Peut-on estimer, puisque les militaires sont maintenant au pouvoir, que les Burkinabè sont en de bonnes mains sur le plan sécuritaire ?
Certains ont la ferme conviction que les militaires sont un gage de bonne gouvernance sécuritaire. C’est une grave illusion. Tout nouveau pouvoir affiche les meilleures intentions possibles. A l’épreuve de la réalité du pouvoir, il révèle ses propres limites. Je ne peux donc pas vous répondre, de façon péremptoire, que les Burkinabè sont en de bonnes mains. Je leur souhaite juste le meilleur.
Non loin de Ouaga, au Mali, la junte au pouvoir continue de nourrir la polémique. Avez-vous le sentiment que Assimi GOITA fait les bons choix pour son pays ?
L’essentiel, c’est que les Maliens – en tout cas, la majorité d’entre eux – puissent penser qu’il fait les bons choix pour eux. Pour ma part, je reste un peu partagé. Les polémiques observées ces derniers temps ont rapport à la coopération avec la Russie, au refoulement d’un contingent danois et au délai de la transition. D’une part, je pense que l’Etat malien est souverain, qu’il a le droit de choisir ses propres partenaires internationaux et d’être informé quand un partenaire veut débarquer des Forces sur son territoire. Pour ce qui concerne le délai de la transition, je pense que l’attitude du président de transition ne rassure pas sur sa volonté de favoriser une alternance.

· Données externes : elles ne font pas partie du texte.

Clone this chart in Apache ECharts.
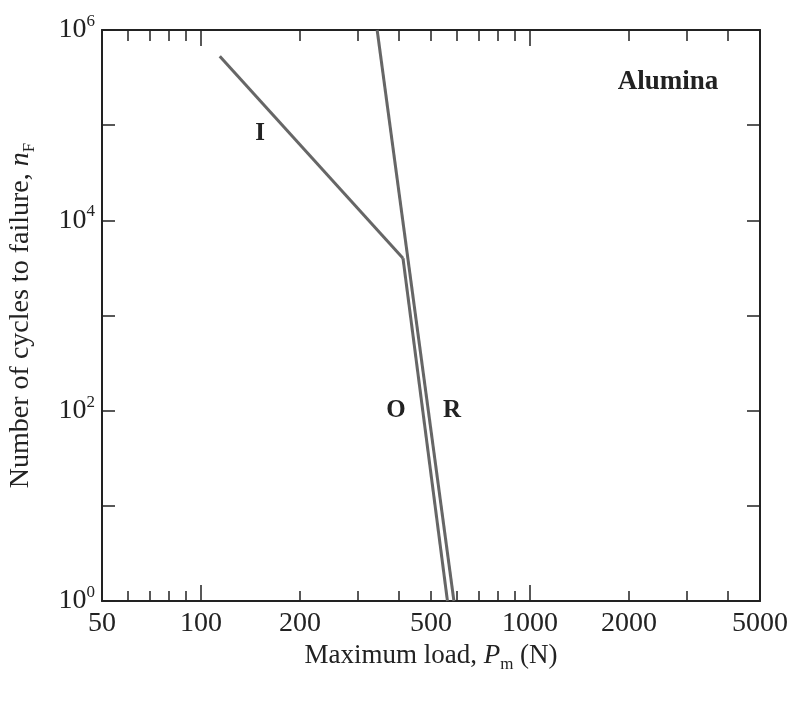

Quid de la Guinée où tout stagne. Doumbouya peut-il bénéficier de l’état de grâce pour longtemps encore ?
Cela reste une grande question. Lui, il est même difficile de connaître précisément sa stratégie. Aucun calendrier n’est présenté pour la transition. C’est la grosse incertitude. Sera-t-il pressé de rendre le pouvoir comme Sékouba Konaté ? Va-t-il virer dans une gouvernance extravagante comme Moussa Dadis Camara ? Ou s’éternisera-til au pouvoir comme Lansana Conté ? Pour l’instant, son action ne nous donne aucune réponse.
Peut-on estimer, au vu de ces événements, que la démocratie est en péril en Afrique de l’ouest ?
La question que je me pose de plus en plus est de savoir si la démocratie n’avait jamais vraiment existé chez nous. De toutes les façons, putsch et démocratie me paraissent assez antinomiques. Et la résurgence des coups d’Etat nous enseigne que soit nous n’avions qu’une illusion de démocratie, soit ce que nous expérimentons comme démocratie a encore besoin d’être consolidée. En tous les cas, il s’observe un réel recul démocratique en Afrique de l’Ouest. Pas seulement à cause des coups d’Etat, mais aussi à cause de la résurgence des troisièmes mandats, de la remise en cause des libertés publiques…
Comment entrevoyez-vous l’avenir de la sous-région avec ces événements militaropolitiques qui perturbent la vie des États ?
Dans l’ensemble des cas, l’on observe l’expression du mécontentement d’au moins une partie importante de la population à l’égard de la gouvernance du président en place. En bons opportunistes, les militaires ont profité de la chute de popularité de leurs victimes pour les évincer. Les putschistes instrumentalisent ainsi les masses à leur propre profit. Ce que j’observe, c’est que les expériences des uns inspirent les autres. Il y a donc des raisons de craindre que le Burkina Faso ne soit pas le dernier de la liste. Audelà d’être démocratiquement élus, les chefs d’Etat doivent travailler à ne pas perdre le lien avec leurs peuples. Bien sûr qu’il ne s’agit pas de faire l’unanimité ; mais une gouvernance décriée et rejetée est un terreau fertile à la survenance de putsch.
Décriée pour sa gestion des crises politiques, la Cedeao a-t-elle les moyens de se remettre en selle ?
Elle se doit d’en trouver les moyens en tout cas. La Cedeao est autant décriée justement parce qu’on n’a pas mieux qu’elle dans la sous-région. D’ailleurs, elle a fait ses preuves dans la gestion des crises politiques par le passé. Ces récentes décisions ne doivent pas nous amener à la renier. Que ce soit en Guinée en 2008, au Niger en 2010, au Burkina en 2015 etc., la CEDEAO a fait preuve d’efficacité en gérant convenablement les crises. Ce qu’il me semble qu’elle doit désormais faire, c’est d’être attentive aux attentes populaires, d’étendre sa rigueur aux autres formes antidémocratiques de prise de pouvoir ou de maintien au pouvoir, de revoir ses instruments pour être davantage à même de répondre efficacement aux menaces. Elle devra se réinventer pour ne pas donner l’impression qu’il existerait une Cedeao des chefs d’Etat en conflit avec une Cedeao des peuples. J’espère qu’elle saura renaître de ses cendres.